Kristen Stewart: smiling is not an obligation, professional or otherwise
”She stands out on the red carpet because she does not smile broadly or pose; she usually looks slightly uncomfortable. Of her red-carpet experience,Stewart said:
People say that I’m miserable all the time. It’s not that I’m miserable, it’s just that somebody’s yelling at me…I literally, sometimes, have to keep myself from crying…It’s a physical reaction to the energy that’s thrown at you.”“Stewart is often a target of a specific kind of body policing: the “smile, baby” requirement. When she appears on the red carpet and does not assure us with her teeth that she is simply thrilled to be reduced to a presence, a dress, a posture, she is often the target of harassment for her expression. There is an expectation of women in general and famous woman in particular to always assure the onlooker that they are happy to be looked upon through smiling, and Stewart rejects this.”

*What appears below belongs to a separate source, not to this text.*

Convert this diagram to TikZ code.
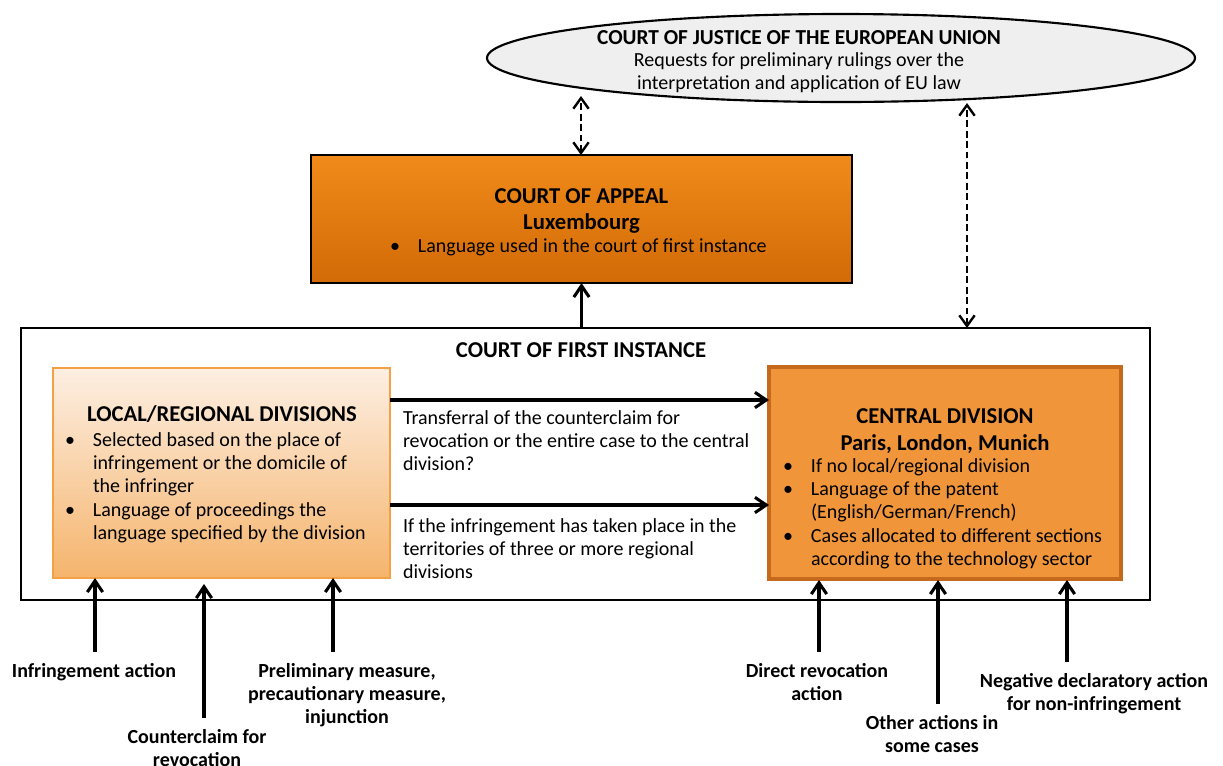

Women are expected to be nice and sweet, to make other people feel comfortable. A woman who says ‘hey, I think there’s a problem here’ is being ‘negative.’ A woman who doesn’t smile while she’s being harassed is ‘humourless.’ A woman who prefers to stay focused on tasks is a ‘cold bitch.’ Significant gendering is involved here; women have an obligation to look and act a certain way and when they don’t, they need to be hassled until they do.
This makes sense to me and reminds me of the time I decided to wear a skirt, heels and a blouse to a wedding several years ago. My hair was long then, past my shoulder blades, so I looked pretty feminine. I remember how my appearance garnered a great deal of attention. Many of the women made general comments about how “pretty” or “good” I looked. Specifically, I remember a remark made by an older gentleman made about my appearance to me, upon seeing me he exclaimed “You look like such a woman!” As if, in my jeans and t-shirts, I lacked this quality before. I suppose this is a different kind of “body policing” than what Stewart was subject to, I was not ever subject to the “smile baby” harangue (and I have theories about why this was), but the remark made by the older man at the wedding confirms the existing of body policing.